[Dataset records]
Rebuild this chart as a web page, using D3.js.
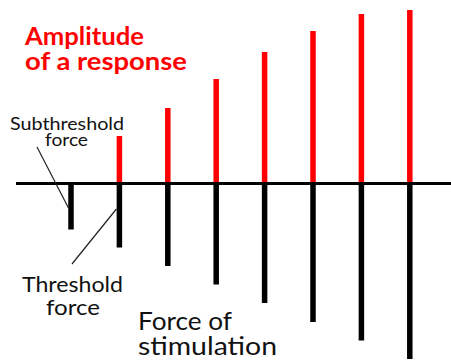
<!DOCTYPE html>
<html>
<head>
<meta charset="utf-8">
<script src="https://cdn.jsdelivr.net/npm/d3@7"></script>
<style>
  html, body { margin: 0; padding: 0; background: #fff; }
  svg { display: block; }
  text { font-family: Lato, "Noto Sans", sans-serif; }
</style>
</head>
<body>
<svg id="chart" width="451" height="360"></svg>
<script>
// Stimulus number (1 = subthreshold, 2 = threshold, ...)
const stimuli = [1, 2, 3, 4, 5, 6, 7, 8];
// Strength of each stimulus (drawn downward from the baseline)
const force = [46, 64, 82.5, 101, 119.5, 138.5, 157, 175.5];
// Amplitude of the response (drawn upward); subthreshold gives none
const response = [0, 47.5, 75.5, 104.5, 131.5, 152.5, 169.5, 173.5];

const svg = d3.select("#chart");

const x = d3.scalePoint().domain(stimuli).range([71, 409.8]);
// Response axis grows upward, force axis grows downward from the same baseline
const yUp = d3.scaleLinear().domain([0, 180]).range([183.5, 3.5]);
const yDown = d3.scaleLinear().domain([0, 180]).range([183.5, 363.5]);

const barW = 5.5;

// Response bars (red, upward)
svg.append("g")
  .selectAll("rect")
  .data(stimuli.filter((d, i) => response[i] > 0))
  .join("rect")
  .attr("x", d => x(d) - barW / 2)
  .attr("y", d => yUp(response[stimuli.indexOf(d)]))
  .attr("width", barW)
  .attr("height", d => yUp(0) - yUp(response[stimuli.indexOf(d)]))
  .attr("fill", "#ff0000");

// Force bars (black, downward)
svg.append("g")
  .selectAll("rect")
  .data(stimuli)
  .join("rect")
  .attr("x", d => x(d) - barW / 2)
  .attr("y", yDown(0))
  .attr("width", barW)
  .attr("height", (d, i) => yDown(force[i]) - yDown(0))
  .attr("fill", "#000");

// Baseline
svg.append("line")
  .attr("x1", 16).attr("x2", 451)
  .attr("y1", yUp(0)).attr("y2", yUp(0))
  .attr("stroke", "#000").attr("stroke-width", 3);

// Leader lines for the annotated stimuli
svg.append("line")
  .attr("x1", 37).attr("y1", 147)
  .attr("x2", x(1) - 2.5).attr("y2", 208)
  .attr("stroke", "#222").attr("stroke-width", 1.2);
svg.append("line")
  .attr("x1", 72).attr("y1", 264)
  .attr("x2", x(2) - 3).attr("y2", 209)
  .attr("stroke", "#222").attr("stroke-width", 1.2);

// Multi-line label: one text element, one tspan per line
function label(lines, size, anchor, color, weight) {
  const t = svg.append("text")
    .attr("font-size", size)
    .attr("font-weight", weight || "normal")
    .attr("fill", color || "#111")
    .attr("text-anchor", anchor);
  lines.forEach(l => {
    t.append("tspan")
      .attr("x", l.x).attr("y", l.y)
      .attr("textLength", l.len)
      .attr("lengthAdjust", "spacingAndGlyphs")
      .text(l.text);
  });
}

// Title
label([
  { text: "Amplitude", x: 25, y: 45, len: 119 },
  { text: "of a response", x: 25, y: 70, len: 162 }
], 25, "start", "#ff0000", "bold");

// Annotations
label([
  { text: "Subthreshold", x: 67, y: 130, len: 114 },
  { text: "force", x: 66.5, y: 146, len: 43 }
], 18, "middle");
label([
  { text: "Threshold", x: 72.5, y: 292, len: 101 },
  { text: "force", x: 73, y: 315, len: 54 }
], 20.5, "middle");
label([
  { text: "Force of", x: 138, y: 330, len: 94 },
  { text: "stimulation", x: 138, y: 355, len: 139 }
], 25, "start");
</script>
</body>
</html>
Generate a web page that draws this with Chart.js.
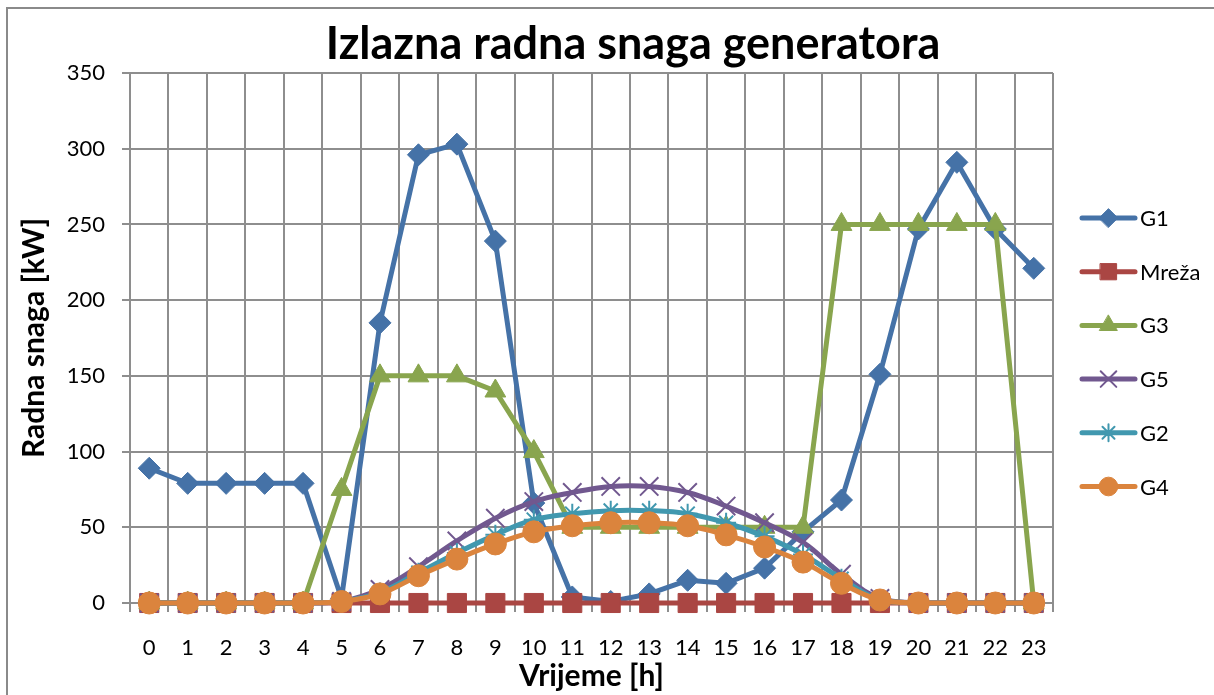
<!DOCTYPE html>
<html>
<head>
<meta charset="utf-8">
<title>Izlazna radna snaga generatora</title>
<script src="https://cdn.jsdelivr.net/npm/chart.js@4.4.1/dist/chart.umd.min.js"></script>
<style>
    html, body { margin: 0; padding: 0; background: #fff; }
    #wrap { position: relative; width: 1214px; height: 695px; }
</style>
</head>
<body>
<div id="wrap"><canvas id="snagaChart" width="1214" height="695"></canvas></div>
<script>
// Hours of the day and output power per source [kW]
const hours = ['0', '1', '2', '3', '4', '5', '6', '7', '8', '9', '10', '11',
               '12', '13', '14', '15', '16', '17', '18', '19', '20', '21', '22', '23'];
const g1    = [89, 79, 79, 79, 79, 3, 185, 296, 303, 239, 66, 4, 1, 6, 15, 13, 23, 47, 68, 151, 247, 291, 247, 221];
const mreza = [0, 0, 0, 0, 0, 0, 0, 0, 0, 0, 0, 0, 0, 0, 0, 0, 0, 0, 0, 0, 0, 0, 0, 0];
const g3    = [0, 0, 0, 0, 0, 75, 150, 150, 150, 140, 100, 50, 50, 50, 50, 50, 50, 50, 250, 250, 250, 250, 250, 0];
const g5    = [0, 0, 0, 0, 0, 1, 9, 24, 41, 56, 67, 73, 77, 77, 73, 64, 53, 40, 19, 3, 0, 0, 0, 0];
const g2    = [0, 0, 0, 0, 0, 1, 7, 20, 33, 45, 55, 59, 61, 61, 59, 53, 44, 32, 16, 2, 0, 0, 0, 0];
const g4    = [0, 0, 0, 0, 0, 1, 6, 18, 29, 39, 47, 51, 53, 53, 51, 45, 37, 27, 13, 2, 0, 0, 0, 0];

const FONT = 'Lato, "Open Sans", sans-serif';
const GRID = '#8e8e8e';

const makeSeries = (label, data, color, style, radius, extra = {}) => ({
    label,
    data,
    borderColor: color,
    backgroundColor: color,
    borderWidth: 5,
    pointStyle: style,
    pointRadius: radius,
    pointBackgroundColor: color,
    pointBorderColor: color,
    pointBorderWidth: 1,
    tension: 0,
    clip: false,
    ...extra
});

const datasets = [
    makeSeries('G1', g1, '#4572A7', 'rectRot', 11, { order: 5 }),
    makeSeries('Mreža', mreza, '#AA4643', 'rect', 13.5, { order: 4 }),
    makeSeries('G3', g3, '#89A54E', 'triangle', 12, { order: 3 }),
    makeSeries('G5', g5, '#71588F', 'crossRot', 13, { order: 2, tension: 0.4, pointBorderWidth: 2 }),
    makeSeries('G2', g2, '#4198AF', 'star', 10, { order: 1, tension: 0.4, pointBorderWidth: 2 }),
    makeSeries('G4', g4, '#DB843D', 'circle', 11, { order: 0, tension: 0.4 })
];

// frame + main heading
const framePlugin = {
    id: 'frame',
    beforeDraw(chart) {
        const ctx = chart.ctx;
        ctx.save();
        ctx.fillStyle = '#fff';
        ctx.fillRect(0, 0, chart.width, chart.height);
        ctx.strokeStyle = '#8a8a8a';
        ctx.lineWidth = 2;
        ctx.strokeRect(7, 8, chart.width, chart.height);
        ctx.fillStyle = '#000';
        ctx.font = 'bold 45px ' + FONT;
        ctx.textAlign = 'center';
        ctx.textBaseline = 'middle';
        ctx.fillText('Izlazna radna snaga generatora', 633, 44);
        ctx.restore();
    }
};

// legend on the right: short line with the marker in the middle
const sideLegend = {
    id: 'sideLegend',
    afterDraw(chart) {
        const ctx = chart.ctx;
        const x0 = chart.chartArea.right + 29;
        const x1 = x0 + 53;
        const top = 218;
        const step = 53.7;
        chart.data.datasets.forEach((ds, i) => {
            const y = top + i * step;
            ctx.save();
            ctx.strokeStyle = ds.borderColor;
            ctx.lineWidth = 5;
            ctx.lineCap = 'round';
            ctx.beginPath();
            ctx.moveTo(x0, y);
            ctx.lineTo(x1, y);
            ctx.stroke();
            ctx.fillStyle = ds.pointBackgroundColor;
            ctx.strokeStyle = ds.pointBorderColor;
            ctx.lineWidth = ds.pointBorderWidth;
            Chart.helpers.drawPoint(ctx, {
                pointStyle: ds.pointStyle,
                radius: ds.pointRadius * 0.85,
                rotation: 0,
                borderWidth: ds.pointBorderWidth
            }, (x0 + x1) / 2, y);
            ctx.fillStyle = '#000';
            ctx.font = '22px ' + FONT;
            ctx.textAlign = 'left';
            ctx.textBaseline = 'middle';
            ctx.fillText(ds.label, x1 + 5, y + 1);
            ctx.restore();
        });
    }
};

const ctx = document.getElementById('snagaChart').getContext('2d');
const chart = new Chart(ctx, {
    type: 'line',
    data: { labels: hours, datasets },
    options: {
        responsive: false,
        devicePixelRatio: 1,
        animation: false,
        layout: { padding: { top: 73, right: 161, left: 0, bottom: 0 } },
        scales: {
            x: {
                offset: true,
                afterFit: (scale) => { scale.height = 92; },
                grid: { offset: true, color: GRID, lineWidth: 2, tickLength: 9, drawTicks: true },
                border: { color: GRID, width: 2 },
                ticks: { color: '#000', padding: 23, maxRotation: 0, autoSkip: false, font: { family: FONT, size: 22 } },
                title: {
                    display: true,
                    text: 'Vrijeme [h]',
                    color: '#000',
                    font: { family: FONT, size: 30, weight: 'bold' },
                    padding: { top: 0, bottom: 1 }
                }
            },
            y: {
                min: 0,
                max: 350,
                afterFit: (scale) => { scale.width = 130; },
                grid: { color: GRID, lineWidth: 2, tickLength: 8 },
                border: { color: GRID, width: 2 },
                ticks: { stepSize: 50, color: '#000', padding: 17, font: { family: FONT, size: 22 } },
                title: {
                    display: true,
                    text: 'Radna snaga [kW]',
                    color: '#000',
                    font: { family: FONT, size: 30, weight: 'bold' },
                    padding: { top: 16, bottom: 0 }
                }
            }
        },
        plugins: {
            legend: { display: false },
            tooltip: { enabled: false }
        }
    },
    plugins: [framePlugin, sideLegend]
});
</script>
</body>
</html>
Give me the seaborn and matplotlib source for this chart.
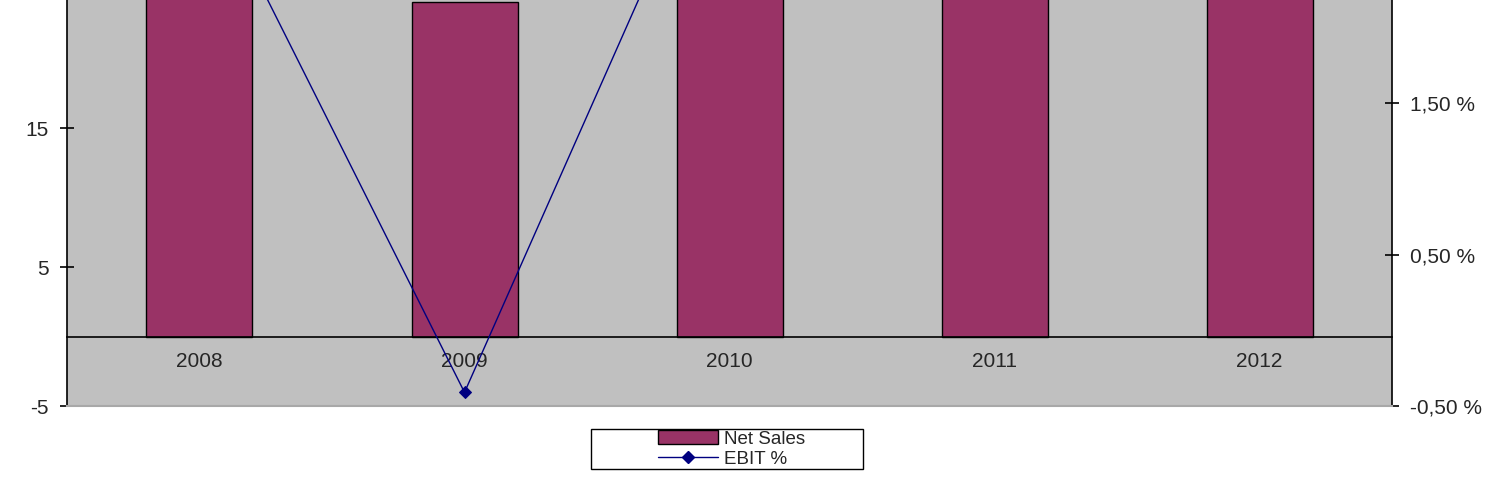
import matplotlib
matplotlib.use("Agg")
import matplotlib.pyplot as plt
import seaborn as sns
from matplotlib.patches import Patch, Rectangle
from matplotlib.lines import Line2D
from matplotlib.ticker import FuncFormatter

# data (values above the visible area are estimates)
years = ["2008", "2009", "2010", "2011", "2012"]
net_sales = [30.0, 24.1, 29.0, 31.0, 33.0]
ebit_pct = [3.08, -0.41, 3.54, 3.2, 3.9]

bar_color = "#993366"
line_color = "#000080"
bg_color = "#C0C0C0"

sns.set_style("white")
plt.rcParams["font.family"] = ["Liberation Sans", "DejaVu Sans"]
plt.rcParams["axes.unicode_minus"] = False

fig = plt.figure(figsize=(15.02, 4.87), dpi=100)
ax = fig.add_axes([0.0446, 0.1663, 0.8822, 0.8337])
ax.set_facecolor(bg_color)

sns.barplot(x=years, y=net_sales, color=bar_color, saturation=1,
            edgecolor="black", linewidth=1.0, width=0.4, ax=ax)

ax2 = ax.twinx()
sns.pointplot(x=years, y=ebit_pct, color=line_color, markers="D",
              markersize=6, linewidth=1.0, errorbar=None, ax=ax2)

ax.set_xlim(-0.5, 4.5)
ax.set_ylim(-5, 24.21)
ax2.set_ylim(-0.5, 2.182)

# left axis
ax.set_yticks([-5, 5, 15])
ax.tick_params(axis="y", direction="inout", length=10, width=1.2,
               labelsize=15, pad=8, color="black")
ax.set_ylabel("")

# category axis sitting on zero
ax.spines["bottom"].set_position(("data", 0))
ax.spines["bottom"].set_color("black")
ax.spines["bottom"].set_linewidth(1.2)
ax.spines["top"].set_visible(False)
ax.spines["right"].set_visible(False)
ax.spines["left"].set_color("black")
ax.spines["left"].set_linewidth(1.2)
ax.set_xticks([0.5, 1.5, 2.5, 3.5])
ax.set_xticklabels([])
ax.set_xticks(range(len(years)), minor=True)
ax.set_xticklabels(years, minor=True)
ax.tick_params(axis="x", which="major", direction="inout", length=8,
               width=1.2, color="black")
ax.tick_params(axis="x", which="minor", length=0, labelsize=15, pad=11)

# right axis
ax2.set_yticks([-0.5, 0.5, 1.5])
ax2.yaxis.set_major_formatter(
    FuncFormatter(lambda v, p: f"{v:.2f}".replace(".", ",") + " %"))
ax2.tick_params(axis="y", direction="inout", length=10, width=1.2,
                labelsize=15, pad=8, color="black")
ax2.set_ylabel("")
ax2.spines["top"].set_visible(False)
ax2.spines["left"].set_visible(False)
ax2.spines["right"].set_color("black")
ax2.spines["right"].set_linewidth(1.2)
ax2.spines["bottom"].set_color("#A8A8A8")
ax2.spines["bottom"].set_linewidth(1.5)

# legend in a framed box
fig.patches.append(Rectangle((0.3935, 0.037), 0.1811, 0.0821,
                             transform=fig.transFigure, facecolor="white",
                             edgecolor="black", linewidth=1.0, zorder=0))
handles = [
    Patch(facecolor=bar_color, edgecolor="black", linewidth=1.0),
    Line2D([0], [0], color=line_color, marker="D", markersize=6,
           linewidth=1.0),
]
fig.legend(handles, ["Net Sales", "EBIT %"], loc="center",
           bbox_to_anchor=(0.487, 0.078), frameon=False, fontsize=13.5,
           handlelength=3.2, handletextpad=0.3, labelspacing=0.15,
           borderpad=0, numpoints=1)

fig.savefig("out.png", dpi=100)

_What the exercise asks_:
Gather every line from the listing above in which the word "page" appears.

_Solution to this task_:
Rebuild this chart as a web page, using D3.js.
Generate a web page that draws this with Chart.js.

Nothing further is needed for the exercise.